Author: Robert Hyatt
Date: 09:23:53 09/03/01
Go up one level in this thread
On September 03, 2001 at 12:06:26, Vincent Diepeveen wrote: >On September 02, 2001 at 17:26:31, Tom Kerrigan wrote: > >>On September 01, 2001 at 08:40:46, Vincent Diepeveen wrote: >[snip] > >>>completely (especially price range), as well from the >>>servers from alpha and especially from SUN and all other cpu >>>brands when running 32 bits (computerchess) software, >> >>Seems like lots of computer chess programs are 64 bit now, and the Alpha can >>more than hold its own against any PC processor running either 32 or 64 bit >>code. > >This is what i mean, an alpha 2 processor is around $20000 in the >store now. that's for a 833Mhz dual alpha. > >A dual 1.2Ghz K7 of course blows that away for DIEP. > >An alpha 633Mhz (21164) used to be for diep around the same >speed like a PII at 380Mhz. > >And the PII was 17.3% faster than a PII >the K7 is another 10% faster than a P3 >the palomino i have now is another few % faster. > >21264 has about the same number of registers as a K7, >and the 21264 has huge costs for branch mispredictions. >The 4 instructions a clock it sometimes can do hardly make up >for the lack of 400Mhz in speed. > >And that for a factor of 10 in price difference... > >>-Tom Your numbers are simply wrong.
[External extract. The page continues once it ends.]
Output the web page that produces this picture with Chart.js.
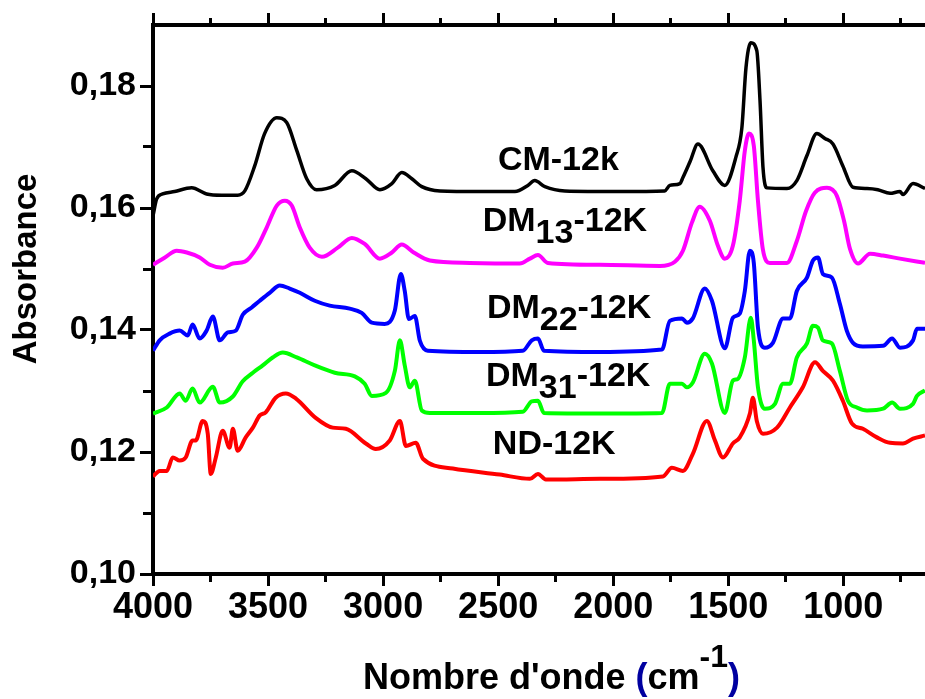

You are using a poorly behaved program, written to work well in a 32 bit machine, to judge a 64 bit cpu. The 21264 for crafty will rip the cover off of any PIII/PIV you care to drag up, even though the alpha isn't running anywhere near the same clock rate. Your program would also die on a Cray, because you haven't given any thought in how to use a Cray's unique features. But that doesn't mean _everybody_ is in the same boat on 64 bit machines. And once you start to use the features they offer, the performance gains are impressive. The old saying "garbage in garbage out" still holds. You have to have a program that is designed for the architecture.